Third, returns are made to the US, Canadian, Japanese and Singapore tax authorities of each member’s Lloyd’s business in those countries and income tax is levied on the reported profits, investment income and gains. Lloyd’s deals with the returns and liabilities centrally and reports to Names annually the amount of taxes paid (or repaid) on their behalf.

US Closing Agreements

Taxation agreements, known as Closing Agreements have been drawn up regularly between Lloyd’s and the IRS (the USA’s Internal Revenue Service). There were agreements in 1968, 1980, 1990, and 2005. The UK authorities give non-US members credit for US taxes paid on Lloyd’s income under the Closing Agreement against any UK tax chargeable on the same income. It is a condition of the agreement that members must claim as many expenses as possible against their US tax.
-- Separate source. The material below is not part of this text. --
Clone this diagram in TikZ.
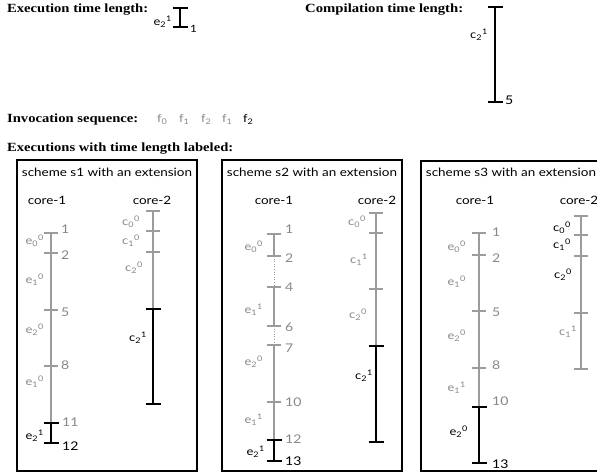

HMRC is not obliged to give credit for DTR for US members unless a reasonable attempt to claim relief for relevant expenses has been made in the US.

Options for Double Taxation Relief

Where foreign tax has been suffered on income that is also liable to UK tax, relief for the foreign tax can generally be allowed in one of two ways. It can be given either as credit for the amount of foreign tax paid against UK tax on the same income or where there is not enough UK tax due (or if the Name so chooses), relief can be given as a deduction in arriving at the net profit or loss.

The option of giving DTR as a tax credit used to be available only to UK residents, but this situation has changed in recent years (LLM7020).